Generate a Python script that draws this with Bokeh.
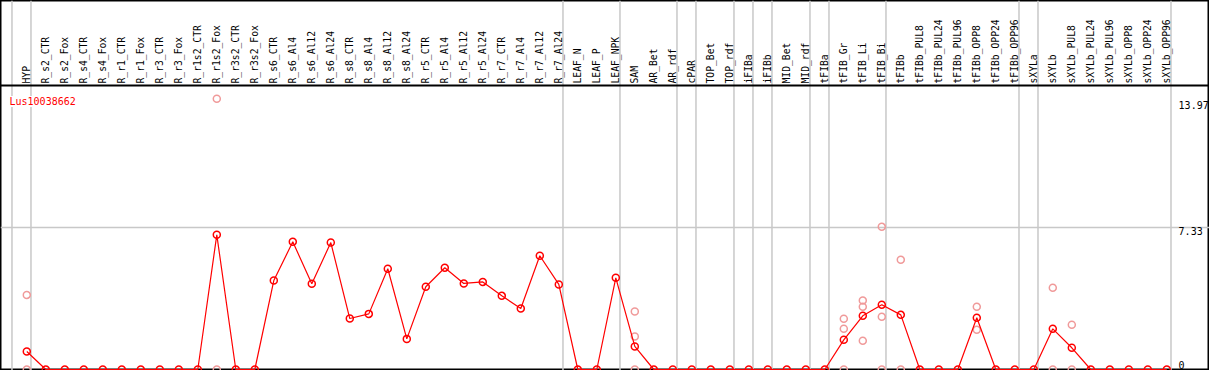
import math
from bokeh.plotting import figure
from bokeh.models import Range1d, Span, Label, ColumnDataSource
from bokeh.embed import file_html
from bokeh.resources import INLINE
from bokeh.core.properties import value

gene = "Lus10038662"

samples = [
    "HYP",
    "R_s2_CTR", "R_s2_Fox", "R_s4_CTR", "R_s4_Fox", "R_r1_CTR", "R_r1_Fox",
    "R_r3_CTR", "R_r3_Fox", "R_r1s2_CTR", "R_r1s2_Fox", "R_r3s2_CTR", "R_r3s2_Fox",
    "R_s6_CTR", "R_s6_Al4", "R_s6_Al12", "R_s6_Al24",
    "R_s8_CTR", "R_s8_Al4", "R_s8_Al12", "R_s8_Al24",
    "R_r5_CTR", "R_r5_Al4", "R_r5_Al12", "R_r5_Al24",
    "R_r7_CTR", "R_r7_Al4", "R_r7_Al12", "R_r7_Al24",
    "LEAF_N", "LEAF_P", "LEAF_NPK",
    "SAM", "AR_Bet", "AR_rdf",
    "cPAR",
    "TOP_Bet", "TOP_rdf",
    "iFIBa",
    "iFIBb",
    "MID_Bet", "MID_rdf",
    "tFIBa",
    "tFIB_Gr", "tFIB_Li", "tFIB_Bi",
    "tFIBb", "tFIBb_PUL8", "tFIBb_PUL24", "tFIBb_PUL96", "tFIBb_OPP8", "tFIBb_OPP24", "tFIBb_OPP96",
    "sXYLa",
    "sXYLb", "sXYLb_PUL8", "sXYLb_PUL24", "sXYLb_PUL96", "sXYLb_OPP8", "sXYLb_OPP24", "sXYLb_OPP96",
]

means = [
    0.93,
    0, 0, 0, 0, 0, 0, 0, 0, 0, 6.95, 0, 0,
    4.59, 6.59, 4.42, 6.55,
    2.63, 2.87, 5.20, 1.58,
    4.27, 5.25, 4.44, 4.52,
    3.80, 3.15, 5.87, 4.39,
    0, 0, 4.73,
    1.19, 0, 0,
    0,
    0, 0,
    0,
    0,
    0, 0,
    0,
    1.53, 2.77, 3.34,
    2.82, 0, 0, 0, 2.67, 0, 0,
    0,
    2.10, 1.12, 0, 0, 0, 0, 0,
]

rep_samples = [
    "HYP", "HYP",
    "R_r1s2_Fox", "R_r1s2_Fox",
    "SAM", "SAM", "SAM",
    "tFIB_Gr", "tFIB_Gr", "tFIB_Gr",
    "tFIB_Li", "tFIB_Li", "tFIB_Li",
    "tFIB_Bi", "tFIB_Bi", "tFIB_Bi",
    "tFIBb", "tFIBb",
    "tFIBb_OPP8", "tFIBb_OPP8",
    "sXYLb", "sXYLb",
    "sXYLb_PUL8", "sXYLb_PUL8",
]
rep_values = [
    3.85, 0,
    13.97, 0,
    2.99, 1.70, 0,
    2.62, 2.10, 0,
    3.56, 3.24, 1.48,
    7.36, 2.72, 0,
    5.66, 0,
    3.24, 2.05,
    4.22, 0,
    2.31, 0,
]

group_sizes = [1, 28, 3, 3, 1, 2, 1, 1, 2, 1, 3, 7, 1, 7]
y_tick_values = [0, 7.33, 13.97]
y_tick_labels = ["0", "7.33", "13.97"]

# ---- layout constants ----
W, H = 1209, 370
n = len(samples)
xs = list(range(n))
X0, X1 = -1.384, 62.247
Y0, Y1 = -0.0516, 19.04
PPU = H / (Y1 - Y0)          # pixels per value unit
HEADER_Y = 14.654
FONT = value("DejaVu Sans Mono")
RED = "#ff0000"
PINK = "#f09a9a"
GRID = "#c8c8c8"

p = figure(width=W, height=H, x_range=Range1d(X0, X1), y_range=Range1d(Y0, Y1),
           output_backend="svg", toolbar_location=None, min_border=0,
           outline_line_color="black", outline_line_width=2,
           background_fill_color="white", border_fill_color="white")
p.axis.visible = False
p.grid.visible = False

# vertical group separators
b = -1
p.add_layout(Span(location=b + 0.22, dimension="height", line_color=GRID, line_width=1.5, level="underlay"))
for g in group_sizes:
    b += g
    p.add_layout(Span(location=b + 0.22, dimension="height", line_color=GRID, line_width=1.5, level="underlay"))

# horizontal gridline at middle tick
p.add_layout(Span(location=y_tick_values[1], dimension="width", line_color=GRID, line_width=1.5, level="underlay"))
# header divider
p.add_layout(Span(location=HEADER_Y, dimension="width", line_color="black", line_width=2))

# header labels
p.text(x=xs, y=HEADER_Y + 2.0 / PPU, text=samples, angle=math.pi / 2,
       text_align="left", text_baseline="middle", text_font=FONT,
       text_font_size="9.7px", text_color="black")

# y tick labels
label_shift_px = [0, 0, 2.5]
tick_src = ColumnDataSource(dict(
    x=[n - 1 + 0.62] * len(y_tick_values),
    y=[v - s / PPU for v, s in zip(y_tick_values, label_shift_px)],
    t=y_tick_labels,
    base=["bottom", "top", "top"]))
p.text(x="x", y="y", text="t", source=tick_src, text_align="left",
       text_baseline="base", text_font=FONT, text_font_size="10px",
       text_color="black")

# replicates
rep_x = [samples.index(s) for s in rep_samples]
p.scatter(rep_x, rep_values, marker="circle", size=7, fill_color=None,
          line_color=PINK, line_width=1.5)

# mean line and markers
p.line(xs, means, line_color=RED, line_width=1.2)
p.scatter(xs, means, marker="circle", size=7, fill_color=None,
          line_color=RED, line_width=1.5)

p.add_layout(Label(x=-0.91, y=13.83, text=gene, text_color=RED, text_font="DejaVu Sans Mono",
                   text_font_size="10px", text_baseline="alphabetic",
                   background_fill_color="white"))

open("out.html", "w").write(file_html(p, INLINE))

-----

WHAT THE TASK ASKS:
Retype the data above exactly; pictures are not part of the copy.

EXERCISE RESULT:
Generate a Python script that draws this with Bokeh.
import math
from bokeh.plotting import figure
from bokeh.models import Range1d, Span, Label, ColumnDataSource
from bokeh.embed import file_html
from bokeh.resources import INLINE
from bokeh.core.properties import value

gene = "Lus10038662"

samples = [
    "HYP",
    "R_s2_CTR", "R_s2_Fox", "R_s4_CTR", "R_s4_Fox", "R_r1_CTR", "R_r1_Fox",
    "R_r3_CTR", "R_r3_Fox", "R_r1s2_CTR", "R_r1s2_Fox", "R_r3s2_CTR", "R_r3s2_Fox",
    "R_s6_CTR", "R_s6_Al4", "R_s6_Al12", "R_s6_Al24",
    "R_s8_CTR", "R_s8_Al4", "R_s8_Al12", "R_s8_Al24",
    "R_r5_CTR", "R_r5_Al4", "R_r5_Al12", "R_r5_Al24",
    "R_r7_CTR", "R_r7_Al4", "R_r7_Al12", "R_r7_Al24",
    "LEAF_N", "LEAF_P", "LEAF_NPK",
    "SAM", "AR_Bet", "AR_rdf",
    "cPAR",
    "TOP_Bet", "TOP_rdf",
    "iFIBa",
    "iFIBb",
    "MID_Bet", "MID_rdf",
    "tFIBa",
    "tFIB_Gr", "tFIB_Li", "tFIB_Bi",
    "tFIBb", "tFIBb_PUL8", "tFIBb_PUL24", "tFIBb_PUL96", "tFIBb_OPP8", "tFIBb_OPP24", "tFIBb_OPP96",
    "sXYLa",
    "sXYLb", "sXYLb_PUL8", "sXYLb_PUL24", "sXYLb_PUL96", "sXYLb_OPP8", "sXYLb_OPP24", "sXYLb_OPP96",
]

means = [
    0.93,
    0, 0, 0, 0, 0, 0, 0, 0, 0, 6.95, 0, 0,
    4.59, 6.59, 4.42, 6.55,
    2.63, 2.87, 5.20, 1.58,
    4.27, 5.25, 4.44, 4.52,
    3.80, 3.15, 5.87, 4.39,
    0, 0, 4.73,
    1.19, 0, 0,
    0,
    0, 0,
    0,
    0,
    0, 0,
    0,
    1.53, 2.77, 3.34,
    2.82, 0, 0, 0, 2.67, 0, 0,
    0,
    2.10, 1.12, 0, 0, 0, 0, 0,
]

rep_samples = [
    "HYP", "HYP",
    "R_r1s2_Fox", "R_r1s2_Fox",
    "SAM", "SAM", "SAM",
    "tFIB_Gr", "tFIB_Gr", "tFIB_Gr",
    "tFIB_Li", "tFIB_Li", "tFIB_Li",
    "tFIB_Bi", "tFIB_Bi", "tFIB_Bi",
    "tFIBb", "tFIBb",
    "tFIBb_OPP8", "tFIBb_OPP8",
    "sXYLb", "sXYLb",
    "sXYLb_PUL8", "sXYLb_PUL8",
]
rep_values = [
    3.85, 0,
    13.97, 0,
    2.99, 1.70, 0,
    2.62, 2.10, 0,
    3.56, 3.24, 1.48,
    7.36, 2.72, 0,
    5.66, 0,
    3.24, 2.05,
    4.22, 0,
    2.31, 0,
]

group_sizes = [1, 28, 3, 3, 1, 2, 1, 1, 2, 1, 3, 7, 1, 7]
y_tick_values = [0, 7.33, 13.97]
y_tick_labels = ["0", "7.33", "13.97"]

# ---- layout constants ----
W, H = 1209, 370
n = len(samples)
xs = list(range(n))
X0, X1 = -1.384, 62.247
Y0, Y1 = -0.0516, 19.04
PPU = H / (Y1 - Y0)          # pixels per value unit
HEADER_Y = 14.654
FONT = value("DejaVu Sans Mono")
RED = "#ff0000"
PINK = "#f09a9a"
GRID = "#c8c8c8"

p = figure(width=W, height=H, x_range=Range1d(X0, X1), y_range=Range1d(Y0, Y1),
           output_backend="svg", toolbar_location=None, min_border=0,
           outline_line_color="black", outline_line_width=2,
           background_fill_color="white", border_fill_color="white")
p.axis.visible = False
p.grid.visible = False

# vertical group separators
b = -1
p.add_layout(Span(location=b + 0.22, dimension="height", line_color=GRID, line_width=1.5, level="underlay"))
for g in group_sizes:
    b += g
    p.add_layout(Span(location=b + 0.22, dimension="height", line_color=GRID, line_width=1.5, level="underlay"))

# horizontal gridline at middle tick
p.add_layout(Span(location=y_tick_values[1], dimension="width", line_color=GRID, line_width=1.5, level="underlay"))
# header divider
p.add_layout(Span(location=HEADER_Y, dimension="width", line_color="black", line_width=2))

# header labels
p.text(x=xs, y=HEADER_Y + 2.0 / PPU, text=samples, angle=math.pi / 2,
       text_align="left", text_baseline="middle", text_font=FONT,
       text_font_size="9.7px", text_color="black")

# y tick labels
label_shift_px = [0, 0, 2.5]
tick_src = ColumnDataSource(dict(
    x=[n - 1 + 0.62] * len(y_tick_values),
    y=[v - s / PPU for v, s in zip(y_tick_values, label_shift_px)],
    t=y_tick_labels,
    base=["bottom", "top", "top"]))
p.text(x="x", y="y", text="t", source=tick_src, text_align="left",
       text_baseline="base", text_font=FONT, text_font_size="10px",
       text_color="black")

# replicates
rep_x = [samples.index(s) for s in rep_samples]
p.scatter(rep_x, rep_values, marker="circle", size=7, fill_color=None,
          line_color=PINK, line_width=1.5)

# mean line and markers
p.line(xs, means, line_color=RED, line_width=1.2)
p.scatter(xs, means, marker="circle", size=7, fill_color=None,
          line_color=RED, line_width=1.5)

p.add_layout(Label(x=-0.91, y=13.83, text=gene, text_color=RED, text_font="DejaVu Sans Mono",
                   text_font_size="10px", text_baseline="alphabetic",
                   background_fill_color="white"))

open("out.html", "w").write(file_html(p, INLINE))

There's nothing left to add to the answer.